Os resultados são promissores. “Constatou-se que o Bacillus subtilis é capaz de produzir biossurfactante e degradar os BTEX, o que faz da biorremediação por meio desse microrganismo uma alternativa eficiente e economicamente viável para o tratamento dos hidrocarbonetos de petróleo em ambientes impactados”, resume o pesquisador.

Ainda há, naturalmente, pontos que precisam ser melhorados: excluindo-se o benzeno, as análises compreendendo os outros BTEX ainda não atingiram os valores de referência de qualidade que, segundo a Cetesb, definem um determinado solo como “limpo” — mesmo tendo chegado bem perto. O pesquisador explica que esses valores podem ser melhorados, se for expandido o tempo de contato das amostras com o microrganismo.

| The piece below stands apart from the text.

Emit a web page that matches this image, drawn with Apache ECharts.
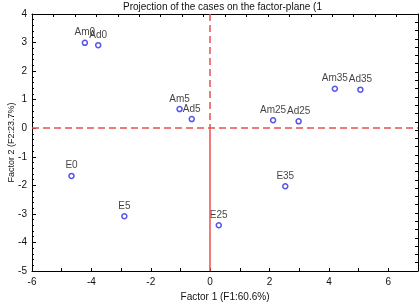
<!DOCTYPE html>
<html>
<head>
<meta charset="utf-8">
<script src="https://cdn.jsdelivr.net/npm/echarts@6/dist/echarts.min.js"></script>
<style>
html,body{margin:0;padding:0;background:#fff;}
#chart{width:420px;height:304px;}
</style>
</head>
<body>
<div id="chart"></div>
<script>
// cases and their coordinates on the factor plane
var caseNames = ['Am0', 'Ad0', 'Am5', 'Ad5', 'Am25', 'Ad25', 'Am35', 'Ad35', 'E0', 'E5', 'E35', 'E25'];
var factor1 = [-4.22, -3.77, -1.03, -0.62, 2.12, 2.98, 4.20, 5.06, -4.67, -2.89, 2.53, 0.29];
var factor2 = [2.99, 2.91, 0.67, 0.32, 0.28, 0.24, 1.38, 1.35, -1.67, -3.08, -2.03, -3.40];

var xMin = -6, xMax = 7;
var yMin = -5, yMax = 4;

var points = caseNames.map(function (n, i) {
	return { name: n, value: [factor1[i], factor2[i]] };
});

var txt = '#111';
var font = 'Liberation Sans';
var red = '#e8504f';

var myChart = echarts.init(document.getElementById('chart'));
var option = {
	animation: false,
	textStyle: { fontFamily: font },
	title: {
		text: 'Projection of the cases on the factor-plane (1',
		left: 118,
		top: -3,
		textStyle: { fontSize: 10, fontWeight: 'normal', color: txt, fontFamily: font }
	},
	grid: { left: 32, right: 2, top: 14, bottom: 33, containLabel: false, outerBoundsMode: 'none' },
	xAxis: [{
		type: 'value',
		min: xMin, max: xMax, interval: 1,
		name: 'Factor 1 (F1:60.6%)',
		nameLocation: 'middle',
		nameGap: 21,
		nameMoveOverlap: false,
		nameTextStyle: { fontSize: 10, color: txt },
		axisLine: { onZero: false, lineStyle: { color: '#000', width: 1 } },
		axisTick: { inside: true, length: 3, interval: 0, lineStyle: { color: '#000' } },
		axisLabel: {
			fontSize: 10, color: txt, margin: 6,
			formatter: function (v) { return v % 2 === 0 ? String(v) : ''; }
		},
		splitLine: { show: false }
	}, {
		type: 'value',
		position: 'top',
		min: 0, max: 18, interval: 1,
		axisLine: { onZero: false, lineStyle: { color: '#000', width: 1 } },
		axisTick: { inside: true, length: 3, lineStyle: { color: '#000' } },
		axisLabel: { show: false },
		splitLine: { show: false }
	}],
	yAxis: [{
		type: 'value',
		min: yMin, max: yMax, interval: 1,
		name: 'Factor 2 (F2:23.7%)',
		nameLocation: 'middle',
		nameGap: 16,
		nameMoveOverlap: false,
		nameTextStyle: { fontSize: 9, color: txt },
		axisLine: { onZero: false, lineStyle: { color: '#000', width: 1 } },
		axisTick: { inside: true, length: 4, lineStyle: { color: '#000' } },
		minorTick: { show: true, splitNumber: 5, length: 2, lineStyle: { color: '#000' } },
		axisLabel: { fontSize: 10, color: txt, margin: 5 },
		splitLine: { show: false }
	}, {
		type: 'value',
		position: 'right',
		min: 0, max: 31, interval: 1,
		axisLine: { onZero: false, lineStyle: { color: '#000', width: 1 } },
		axisTick: { inside: true, length: 3, lineStyle: { color: '#000' } },
		axisLabel: { show: false },
		splitLine: { show: false }
	}],
	series: [{
		type: 'scatter',
		xAxisIndex: 0,
		yAxisIndex: 0,
		data: points,
		symbol: 'circle',
		symbolSize: 5,
		itemStyle: { color: '#fff', borderColor: '#2a2ae8', borderWidth: 1.5 },
		label: {
			show: true,
			position: 'top',
			distance: 2,
			formatter: '{b}',
			fontSize: 10,
			color: txt
		},
		markLine: {
			silent: true,
			symbol: 'none',
			label: { show: false },
			data: [
				[{ coord: [xMin, 0], lineStyle: { type: [7, 4], color: red, width: 1.5 } }, { coord: [xMax, 0] }],
				[{ coord: [0, yMax], lineStyle: { type: [7, 4], color: red, width: 1.5 } }, { coord: [0, 0] }],
				[{ coord: [0, 0], lineStyle: { type: 'solid', color: red, width: 1.5 } }, { coord: [0, yMin] }]
			]
		}
	}]
};
myChart.setOption(option);
</script>
</body>
</html>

Ainda que novas pesquisas precisem ser desenvolvidas, compreendendo outros tempos de tratamento e também diferentes tipos de solo, Salmazo defende que esse é um passo importante para buscar novas alternativas: “Pesquisas como essa contribuem para a popularização da tecnologia de biorremediação, por fim incentivando os proprietários de áreas contaminadas por combustíveis a investir nessa técnica, de modo a fazer com que os locais impactados retornem aos patamares de referência.”

Com base na dissertação “Biorremediação de solo e água contaminados por solventes aromáticos proveniente de combustíveis”, do Programa de Pós-Graduação em Processos Tecnológicos e Ambientais da Universidade de Sorocaba (Uniso), com orientação da professora doutora Angela Faustino Jozala, aprovada em 4 de junho de 2019.